Bisnis.com, JAKARTA—Sejumlah asosiasi pelaku usaha menyatakan minat swasta untuk berinvestasi mengembangkan Ibu Kota Negara yang baru.
Namun, syarat utama yang harus dipenuhi ialah kejelasan regulasi untuk memastikan keberlanjutan proyek secara hukum.
Ketua Umum Asosiasi Pengusaha Indonesia (Apindo) Hariyadi Sukamdani menuturkan, rencana memindahkan Ibu Kota Negara merupakan ide positif, karena menciptakan pertumbuhan baru di satu daerah.
Baca Juga
Pelaku usaha tentunya tertarik ikut serta dalam rencana pengembangan perkotaan.
Namun demikian, ada sejumlah hal yang harus diperhatikan terkait kesinambungan mega proyek tersebut.
Pertama, perlu ada payung hukum yang jelas untuk jangka panjang, sehingga proses pengembangan dapat berjalan dalam sejumlah periode pemerintahan.
“Payung hukumnya supaya nyambung dengan pemerintahan ke depan. Karena bisa 20 tahun bangun kota. Konsistensi itu diperlukan, jangan sampai pemerintahan berikutnya tidak berjalan,” tuturnya kepada Bisnis, baru-baru ini.
Faktor kedua yang perlu diperhatikan ialah desain tata ruang. Selama ini, salah satu kendala dalam pengembangan proyek ialah persoalan lahan. Bila tata ruang sudah dikunci, permasalahan lahan bisa diminimalkan.
Fokus utama lahan ialah untuk perumahan untuk pegawai dan Masyarakat Berpenghasilan Rendah (MBR). Jika harganya sudah naik seperti di kota-kota besar, pemenuhan kebutuhan papan menjadi tantangan berat.
Menurut Hariyadi, tidak masalah jika Presiden Jokowi meminta swasta membangun Ibu Kota baru, sehingga tidak membebani APBN. Yang terpenting perseoalan regulasi dan tata ruang sudah jelas.
“Pak Jokowi bilang biar yang bangun swasta, sehingga tidak mengganggu APBN. Menurut saya itu bagus aja, tidak masalah.
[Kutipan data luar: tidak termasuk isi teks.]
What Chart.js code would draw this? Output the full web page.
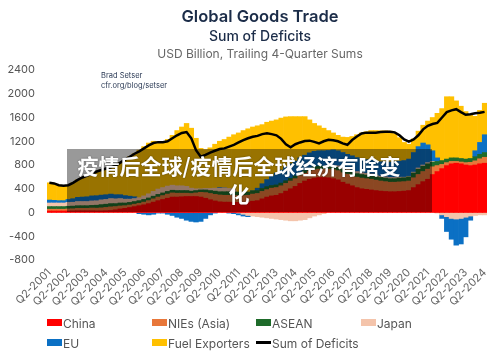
<!DOCTYPE html>
<html>
<head>
<meta charset="utf-8">
<script src="https://cdn.jsdelivr.net/npm/chart.js@4.4.1/dist/chart.umd.min.js"></script>
<style>
  body { margin: 0; background: #fff; }
  #wrap { position: relative; width: 500px; height: 362px; overflow: hidden; font-family: Inter, 'Open Sans', sans-serif; }
  canvas { position: absolute; left: 0; top: 0; }
  .t { position: absolute; left: 10px; width: 500px; text-align: center; white-space: nowrap; }
  #t1 { top: 6px; font-size: 16.5px; font-weight: 600; color: #1b2c48; }
  #t2 { top: 27px; font-size: 14px; font-weight: 500; color: #1b2c48; }
  #t3 { top: 46px; font-size: 12px; color: #666; }
  #src { position: absolute; left: 101px; top: 71px; font-size: 7.5px; line-height: 10px; color: #2b3a55; }
  .lg { position: absolute; font-size: 12px; color: #555; white-space: nowrap; line-height: 16px; }
  .lg i { display: inline-block; width: 15px; height: 7px; vertical-align: 2px; margin-right: 1px; }
  .lg i.ln { height: 3px; vertical-align: 4px; background: #000; }
  #shade { position: absolute; left: 67px; top: 149px; width: 365px; height: 63px; background: rgba(0,0,0,0.4); }
  #cap { position: absolute; left: 39px; top: 151px; width: 400px; text-align: center; color: #fff;
         font-family: 'Noto Sans CJK SC', sans-serif; font-weight: 700; font-size: 21px; line-height: 28px;
         text-shadow: 0 0 2px rgba(0,0,0,0.45); }
</style>
</head>
<body>
<div id="wrap">
  <canvas id="chart" width="500" height="362"></canvas>
  <div class="t" id="t1">Global Goods Trade</div>
  <div class="t" id="t2">Sum of Deficits</div>
  <div class="t" id="t3">USD Billion, Trailing 4-Quarter Sums</div>
  <div id="src">Brad Setser<br>cfr.org/blog/setser</div>
  <div class="lg" style="left:47px;top:316px"><i style="background:#ff0000"></i>China</div>
  <div class="lg" style="left:152px;top:316px"><i style="background:#e8773a"></i>NIEs (Asia)</div>
  <div class="lg" style="left:256px;top:316px"><i style="background:#1e6b2a"></i>ASEAN</div>
  <div class="lg" style="left:361px;top:316px"><i style="background:#f4c4ab"></i>Japan</div>
  <div class="lg" style="left:47px;top:336px"><i style="background:#0b70c4"></i>EU</div>
  <div class="lg" style="left:152px;top:336px"><i style="background:#ffc000"></i>Fuel Exporters</div>
  <div class="lg" style="left:256px;top:336px"><i class="ln"></i>Sum of Deficits</div>
  <div id="shade"></div>
  <div id="cap">疫情后全球/疫情后全球经济有啥变<br>化</div>
</div>
<script>
Chart.defaults.font.family = "Inter, 'Open Sans', sans-serif";
Chart.defaults.color = '#666';

// Trimestres Q2-2001 ... Q2-2024
const quarters = [];
for (let i = 0; i < 93; i++) {
    const q = ((i + 1) % 4) + 1;
    const year = 2001 + Math.floor((i + 1) / 4);
    quarters.push('Q' + q + '-' + year);
}

const china = [25,25,25,25, 25,28,30,30, 30,30,28,28, 30,35,45,60, 70,85,100,115, 130,150,175,200,
    220,240,260,260, 265,270,270,270, 260,240,215,195, 180,175,175,170, 170,170,175,190,
    200,230,260,280, 290,320,360,400, 440,490,530,560, 580,590,590,585, 570,550,510,480,
    450,420,400,390, 380,370,360,355, 350,350,355,360, 370,420,470,520, 560,640,690,740,
    790,820,830,820, 800,790,800,820, 830];
const nies = [30,30,30,30, 35,35,40,40, 40,45,45,50, 55,60,55,50, 45,40,40,40, 45,50,55,60,
    65,70,70,65, 60,55,50,60, 80,95,105,110, 115,115,115,115, 115,115,115,120,
    120,125,125,130, 130,130,130,130, 130,130,130,135, 140,140,140,145, 150,155,160,165,
    170,175,180,180, 180,175,170,165, 160,160,160,160, 160,165,170,170, 170,130,100,70,
    50,40,30,30, 40,55,70,85, 100];
const asean = [45,45,45,45, 45,45,45,45, 45,45,50,55, 55,55,50,50, 45,45,45,45, 45,45,45,45,
    45,45,45,45, 45,45,40,40, 40,45,50,55, 55,60,60,60, 60,60,55,55,
    50,50,50,45, 45,45,45,45, 45,45,45,50, 50,50,50,55, 55,55,60,60,
    60,60,60,60, 60,60,60,60, 60,60,65,65, 70,80,90,90, 90,80,70,65,
    60,60,60,60, 60,65,70,75, 80];
const japan = [60,60,60,60, 65,65,70,70, 70,75,75,80, 80,85,80,75, 65,55,50,50, 60,70,80,90,
    90,90,85,80, 80,70,50,30, 20,25,35,50, 60,65,55,40, -10,-30,-50,-60,
    -70,-80,-90,-100, -110,-120,-130,-140, -140,-130,-120,-90, -60,-40,-20,0, 20,25,30,30,
    35,35,30,30, 30,25,20,20, 20,20,15,10, 10,15,20,20, 20,10,-10,-40,
    -70,-100,-110,-100, -80,-60,-50,-40, -40];
const eu = [50,45,40,40, 50,60,70,75, 80,85,85,80, 80,75,70,65, 60,50,30,-20, -30,-40,-30,-10,
    -10,-30,-50,-80, -100,-130,-150,-160, -150,-100,-40,-10, 10,0,-10,-20, -30,-30,-20,0,
    40,80,120,160, 200,220,235,245, 250,255,260,260, 260,260,260,260, 260,255,250,245,
    240,235,230,230, 230,235,245,250, 260,265,270,280, 290,330,360,370, 300,180,60,-60,
    -250,-350,-440,-430, -330,-70,100,200, 300];
const fuel = [290,285,260,250, 240,265,295,330, 355,370,405,420, 440,450,490,540, 605,665,725,800,
    830,855,845,800, 775,785,840,930, 990,1060,1010,850, 680,655,685,740, 780,815,865,925,
    995,1035,1065,1075, 1050,995,965,925, 895,875,840,795, 750,695,650,555, 470,420,380,335,
    285,260,260,285, 325,385,440,470, 500,515,520,525, 520,475,395,305, 250,230,260,300,
    400,560,750,875, 1050,1030,960,880, 800,730,580,540, 530];
const sumDeficits = [500,490,460,450, 460,500,550,590, 620,650,690,715, 740,760,790,840,
    890,940,990,1030, 1080,1130,1170,1185, 1185,1200,1250,1300, 1340,1355,1250,1050,
    940,970,1010,1040, 1070,1080,1110,1140, 1180,1220,1250,1275, 1290,1320,1335,1320,
    1300,1240,1150,1100, 1150,1180,1205,1210, 1190,1165,1200,1225, 1215,1200,1165,1140,
    1220,1280,1330,1345, 1345,1345,1355,1360, 1360,1350,1300,1230, 1195,1230,1300,1400,
    1460,1490,1510,1600, 1690,1720,1740,1690, 1645,1655,1670,1680, 1695];

const yTicks = [-800, -400, 0, 400, 800, 1200, 1600, 2000, 2400];

function bars(label, data, color) {
    return {
        type: 'bar', label: label, data: data, backgroundColor: color,
        borderWidth: 0, barPercentage: 1, categoryPercentage: 1, order: 1
    };
}

new Chart(document.getElementById('chart'), {
    data: {
        labels: quarters,
        datasets: [
            bars('China', china, '#ff0000'),
            bars('NIEs (Asia)', nies, '#e8773a'),
            bars('ASEAN', asean, '#1e6b2a'),
            bars('Japan', japan, '#f4c4ab'),
            bars('EU', eu, '#0b70c4'),
            bars('Fuel Exporters', fuel, '#ffc000'),
            {
                type: 'line',
                label: 'Sum of Deficits',
                data: sumDeficits,
                stack: 'sum',
                borderColor: '#000',
                borderWidth: 2.5,
                pointRadius: 0,
                tension: 0,
                fill: false,
                order: 0
            }
        ]
    },
    options: {
        responsive: false,
        animation: false,
        layout: { padding: { left: 0, right: 12, top: 70, bottom: 0 } },
        plugins: {
            legend: { display: false },
            tooltip: { enabled: false }
        },
        scales: {
            x: {
                stacked: true,
                grid: { display: false, drawTicks: false },
                border: { display: false },
                afterFit: function (scale) { scale.height = 102; },
                ticks: {
                    autoSkip: false,
                    minRotation: 45,
                    maxRotation: 45,
                    padding: 6,
                    color: '#666',
                    font: { size: 11 },
                    callback: function (value, index) {
                        return index % 4 === 0 ? quarters[index] : '';
                    }
                }
            },
            y: {
                stacked: true,
                min: -800,
                max: 2400,
                grid: { display: false, drawTicks: false },
                border: { display: false },
                afterFit: function (scale) { scale.width = 47; },
                afterBuildTicks: function (scale) {
                    scale.ticks = yTicks.map(function (v) { return { value: v }; });
                },
                ticks: {
                    padding: 12,
                    color: '#555',
                    font: { size: 11 },
                    callback: function (value) { return String(value); }
                }
            }
        }
    }
});
</script>
</body>
</html>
Kalau sudah jelas perencanaannya seperti apa, pasti ada aja pengusaha yang mau masuk, mau mengembangkan,” paparnya.
Dari sisi lokasi, dia setuju salah satu wilayah di Kalimantan Tengah menjadi Ibu Kota Baru. Pertimbangannya ialah daerah masih terbuka, sehingga membuat perencanan tata kota lebih mudah dibandingkan yang sudah berkembang.
Ketua Umum DPP Real Estate Indonesia (REI) Soelaeman Soemawinata menuturkan, dalam pengembangan Ibu Kota baru pemerintah perlu melibatkan stake holder yang ahli masing-masing bidang untuk bekerja sama, termasuk pelaku usaha.
Sebagai ‘Kepala Proyek’, pemerintah dapat menentukan peran masing-masing stake holder, seperti pihak swasta, akademisi atau peneliti, BUMN, dan perbankan.
“Kalau kita jadi patner [untuk pembangunan Ibu Kota baru], dari swasta bisa berperan, ya kita siap. Tinggal berbagi tugas saja dimana-mananya. Pengusaha tentunya tertarik karena nantinya ada captive market yang menjadi pasar,” tuturnya.
Dari sisi properti, sebuah kota tentunya membutuhkan hunian, gedung, ruang komersil, ruang pertemuan, hotel, pusat perbelanjaan, sarana rekreasi, dan sebagainya. Di sinilah pengusaha properti dapat berperan untuk memenuhi kebutuhan-kebutuhan tersebut.